The core of each magnet coil is 10 inches tall with a 5-inch diameter. The wire bundle is 2 inches thick giving each coil the apparent diameter of 9 inches. The center to center separation is 10.5 inches. As best I can measure, on each coil, there are 21 layers of insulated 14-gauge wire with 77 turns end-to-end for a total of about 1600 turns. I estimate each coils wire length to be about 2,500 feet. Each coil has 7.5? resistance and 700mH inductance.  The chemistry of the big tie bar and the coil cores is unknown at this time.

All of that was interesting but not very useful as it didn’t tell me the amp turns nor the magnetic field strength. For those, I needed the schematic. After several hours, the illustration above is the result. Very interesting! The 120-volt line comes into a large transformer with 16 taps. The output of the transformer feeds two complete and separate circuits for driving each coil individually. Each circuit uses two Tungar bulbs to rectify the transformed AC to a 120 pulses-per-second DC voltage. Tungar bulbs are Argon gas filled with a very hot filament (2.8 volt at 23 amps) cathode and a cold anode located above it. When the anode is positive — with respect to the cathode — electrons can leave (boil off) the hot cathode and travel to the cold anode but when the cathode goes positive they cannot leave the cold anode. The result is a pulsing, one-way DC current. In operation the filament becomes very bright and the Argon gas glows. You may have noticed a 5th dark Tungar bulb, it’s a spare.

For 4-pole operation the big south pole coil is reversed by the 2/4-pole switch, becoming a second north pole. When connected in this manner, the huge underlying tie bar becomes a south pole for both big coils causing both smaller shoes to become south poles at the top. In so doing, going around a circle at the surface, we see north, south, north, south.

Now that we have a schematic and understand how these big Weidenhoff machines operate, maintenance, trouble shooting and repairing in the future should be much easier. For example, replacing the Tungar bulbs with modern semiconductor diodes would be straightforward and eliminate the wasted power in the filaments and the voltage drop across the bulbs.

If any readers happen to have or come upon more information on the Weidenhoff Model 818 or similar big 4-pole chargers, I would appreciate it if you would pass it along.

David Cave is a retired electrical engineer with a doctorate in Electrical and Computer Engineering. He spent his whole career as a computer chip designer at Motorola Semiconductor. He had a gas engine in grade school that never got running. About 20 years ago, after retiring, the bug bit him again. David now focuses on collecting John Deere engines. His collection is made up of one of every model and every horsepower (of every model) John Deere made plus pulleys and other peripheral things. But, with his electronics background, he actually spends more time collecting and fixing magnetos.
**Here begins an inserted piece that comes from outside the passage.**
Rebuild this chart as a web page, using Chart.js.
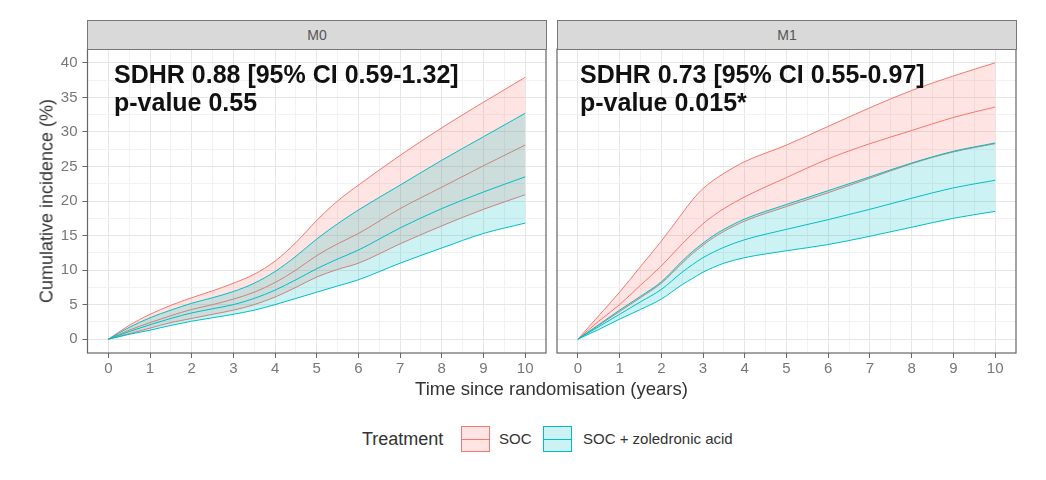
<!DOCTYPE html>
<html>
<head>
<meta charset="utf-8">
<script src="https://cdn.jsdelivr.net/npm/chart.js@4.4.1/dist/chart.umd.min.js"></script>
<style>
  body { margin: 0; background: #fff; font-family: "Liberation Sans", Arial, sans-serif; }
  #wrap { position: relative; width: 1046px; height: 480px; overflow: hidden; }
  canvas { position: absolute; top: 0; }
  .strip { position: absolute; top: 20px; height: 30px; background: #d9d9d9; border: 1px solid #777;
           box-sizing: border-box; text-align: center; line-height: 28px; font-size: 14px; color: #555; }
  .note { position: absolute; top: 61px; font-weight: bold; font-size: 25px; line-height: 27.5px; color: #111; white-space: nowrap; }
  .ytitle { position: absolute; left: 47px; top: 201px; transform: translate(-50%, -50%) rotate(-90deg);
            font-size: 18px; color: #333; white-space: nowrap; }
  .xtitle { position: absolute; left: 0; width: 1103px; top: 380px; text-align: center; font-size: 18.5px; line-height: 18px; color: #333; }
  .leg { position: absolute; white-space: nowrap; color: #333; }
  .key { position: absolute; top: 426px; width: 29px; height: 26px; box-sizing: border-box; }
  .key::after { content: ""; position: absolute; left: 0; right: 0; top: 12px; height: 1px; }
</style>
</head>
<body>
<div id="wrap">
  <canvas id="m0" width="550" height="380" style="left:0"></canvas>
  <canvas id="m1" width="496" height="380" style="left:550px"></canvas>

  <div class="strip" style="left:87px; width:460px">M0</div>
  <div class="strip" style="left:557px; width:460px">M1</div>

  <div class="note" style="left:114px">SDHR 0.88 [95% CI 0.59-1.32]<br>p-value 0.55</div>
  <div class="note" style="left:580px">SDHR 0.73 [95% CI 0.55-0.97]<br>p-value 0.015*</div>

  <div class="ytitle">Cumulative incidence (%)</div>
  <div class="xtitle">Time since randomisation (years)</div>

  <div class="leg" style="left:362px; top:430px; font-size:18px; line-height:18px">Treatment</div>
  <div class="key" id="key0" style="left:461px"></div>
  <div class="leg" style="left:499px; top:431px; font-size:15px; line-height:15px">SOC</div>
  <div class="key" id="key1" style="left:543px"></div>
  <div class="leg" style="left:583px; top:431px; font-size:15px; line-height:15px">SOC + zoledronic acid</div>
</div>

<script>
// treatment groups
const groups = ["SOC", "SOC + zoledronic acid"];
const lineColors = ["#F8766D", "#00BFC4"];
const fillColors = ["rgba(248,118,109,0.2)", "rgba(0,191,196,0.2)"];

// tick labels
const xTicks = [0, 1, 2, 3, 4, 5, 6, 7, 8, 9, 10];
const yTicks = [0, 5, 10, 15, 20, 25, 30, 35, 40];

// M0 panel (years since randomisation)
const m0Years   = [0, 0.5, 1, 1.5, 2, 2.5, 3, 3.5, 4, 4.5, 5, 5.5, 6, 7, 8, 9, 10];
const m0SocHi   = [0, 2.0, 3.6, 4.9, 6.0, 7.0, 8.1, 9.4, 11.3, 14.0, 17.2, 20.0, 22.3, 26.6, 30.6, 34.3, 37.9];
const m0SocEst  = [0, 1.3, 2.4, 3.4, 4.3, 5.0, 5.8, 6.8, 8.2, 10.0, 12.1, 13.8, 15.3, 18.9, 22.0, 25.1, 28.1];
const m0SocLo   = [0, 0.8, 1.6, 2.4, 3.0, 3.6, 4.2, 5.0, 6.1, 7.5, 9.0, 10.1, 11.0, 13.8, 16.4, 18.8, 20.9];
const m0ZolHi   = [0, 1.7, 3.1, 4.2, 5.2, 6.0, 6.9, 8.1, 9.8, 12.0, 14.5, 16.7, 18.7, 22.3, 25.9, 29.3, 32.7];
const m0ZolEst  = [0, 1.1, 2.1, 3.0, 3.8, 4.4, 5.0, 5.9, 7.1, 8.6, 10.2, 11.6, 12.9, 16.1, 18.9, 21.3, 23.5];
const m0ZolLo   = [0, 0.7, 1.3, 2.0, 2.6, 3.1, 3.6, 4.2, 5.0, 5.9, 6.8, 7.7, 8.6, 11.0, 13.2, 15.3, 16.8];

// M1 panel
const m1Years   = [0, 0.5, 1, 1.5, 2, 2.5, 2.75, 3, 3.25, 3.5, 4, 5, 6, 7, 8, 9, 10];
const m1SocHi   = [0, 3.4, 6.8, 10.5, 14.2, 18.2, 20.2, 21.8, 23.0, 24.0, 25.7, 28.1, 30.8, 33.5, 36.0, 38.1, 40.0];
const m1SocEst  = [0, 2.6, 5.0, 7.8, 10.6, 13.8, 15.3, 16.7, 17.9, 18.9, 20.6, 23.4, 26.1, 28.3, 30.2, 32.1, 33.6];
const m1SocLo   = [0, 2.0, 4.0, 6.0, 8.1, 11.0, 12.4, 13.6, 14.7, 15.6, 17.1, 19.2, 21.2, 23.3, 25.4, 27.1, 28.3];
const m1ZolHi   = [0, 2.1, 4.2, 6.2, 8.3, 11.3, 12.7, 13.9, 15.0, 15.9, 17.4, 19.5, 21.5, 23.5, 25.5, 27.2, 28.4];
const m1ZolEst  = [0, 1.8, 3.6, 5.4, 7.2, 9.7, 10.8, 11.8, 12.6, 13.3, 14.4, 15.9, 17.3, 18.8, 20.4, 21.9, 23.0];
const m1ZolLo   = [0, 1.4, 2.9, 4.3, 5.8, 7.9, 8.8, 9.7, 10.4, 11.0, 11.8, 12.8, 13.7, 14.9, 16.2, 17.5, 18.5];

Chart.defaults.font.family = '"Liberation Sans", Arial, sans-serif';

// legend keys
["key0", "key1"].forEach((id, i) => {
  const k = document.getElementById(id);
  k.style.background = fillColors[i];
  k.style.border = "1px solid " + lineColors[i];
});
const st = document.createElement("style");
st.textContent = "#key0::after{background:" + lineColors[0] + "} #key1::after{background:" + lineColors[1] + "}";
document.head.appendChild(st);

// minor gridlines halfway between the major ones
const xGrid = [];
xTicks.forEach((v, i) => { xGrid.push(v); if (i < xTicks.length - 1) xGrid.push(v + 0.5); });
const yGrid = [];
yTicks.forEach((v, i) => { yGrid.push(v); if (i < yTicks.length - 1) yGrid.push(v + 2.5); });

const pts = (xs, ys) => xs.map((x, i) => ({ x: x, y: ys[i] }));

const panelBorder = {
  id: "panelBorder",
  afterDatasetsDraw(chart) {
    const { ctx, chartArea: a } = chart;
    ctx.save();
    ctx.strokeStyle = "#666";
    ctx.lineWidth = 1.2;
    ctx.strokeRect(a.left, a.top, a.right - a.left, a.bottom - a.top);
    ctx.restore();
  }
};

function makePanel(id, years, series, showY, pad) {
  const datasets = [];
  series.forEach((s, g) => {
    datasets.push({ label: groups[g] + " upper", data: pts(years, s[0]), borderColor: lineColors[g],
                    backgroundColor: fillColors[g], fill: "+1", order: 2 - g });
    datasets.push({ label: groups[g] + " lower", data: pts(years, s[2]), borderColor: lineColors[g],
                    fill: false, order: 2 - g });
    datasets.push({ label: groups[g], data: pts(years, s[1]), borderColor: lineColors[g],
                    fill: false, order: 2 - g });
  });

  return new Chart(document.getElementById(id), {
    type: "line",
    data: { datasets: datasets },
    options: {
      responsive: false,
      animation: false,
      events: [],
      layout: { padding: { left: pad[0], right: pad[1], top: 49, bottom: 0 } },
      plugins: { legend: { display: false }, tooltip: { enabled: false } },
      elements: {
        point: { radius: 0 },
        line: { borderWidth: 1, cubicInterpolationMode: "monotone" }
      },
      scales: {
        x: {
          type: "linear", min: -0.5, max: 10.5,
          afterBuildTicks: s => { s.ticks = xGrid.map(v => ({ value: v })); },
          afterFit: s => { s.height = 27; },
          border: { display: false },
          grid: {
            color: c => (c.tick && !Number.isInteger(c.tick.value)) ? "#f2f2f2" : "#e6e6e6",
            tickColor: c => (c.tick && !Number.isInteger(c.tick.value)) ? "rgba(0,0,0,0)" : "#666",
            tickLength: 5
          },
          ticks: {
            autoSkip: false, maxRotation: 0, padding: 2, color: "#777", font: { size: 15 },
            callback: v => Number.isInteger(v) ? String(v) : ""
          }
        },
        y: {
          min: -2, max: 42,
          afterBuildTicks: s => { s.ticks = yGrid.map(v => ({ value: v })); },
          afterFit: s => { s.width = showY ? 87.5 : 0; },
          border: { display: false },
          grid: {
            color: c => (c.tick && c.tick.value % 5 !== 0) ? "#f2f2f2" : "#e6e6e6",
            tickColor: c => (c.tick && c.tick.value % 5 !== 0) ? "rgba(0,0,0,0)" : "#666",
            tickLength: 5,
            drawTicks: showY
          },
          ticks: {
            display: showY, autoSkip: false, padding: 5, color: "#777", font: { size: 15 },
            callback: v => v % 5 === 0 ? String(v) : ""
          }
        }
      }
    },
    plugins: [panelBorder]
  });
}

makePanel("m0", m0Years, [[m0SocHi, m0SocEst, m0SocLo], [m0ZolHi, m0ZolEst, m0ZolLo]], true, [0, 4]);
makePanel("m1", m1Years, [[m1SocHi, m1SocEst, m1SocLo], [m1ZolHi, m1ZolEst, m1ZolLo]], false, [7, 30]);
</script>
</body>
</html>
Contact David Cave at jdengines@cox.net

Applying Voltage to Each Coil

This shows the pulsing DC voltage applied to each coil after passing thru the Tungar rectifiers, it’s about 120-volt peak. This is a distorted, pulsing wave form and will likely read differently on all DC meters. On mine, it reads about 65 volt average and a current of 9 amps average which is estimated to be about 16-amp peak. For those of you who like to turn your charger on and off while charging or like to bang the magnet with a hammer, the Weidenhoff does that 120 times a second. On average, the machine is about 28,800-amp turns but 51,200-amp turns at the peak of each 120-cycle pulse. At 0.070-inch separation the average magnetic field measures 1,746 milliTesla, that would put the peak field at over 2 Tesla at the top of each pulse.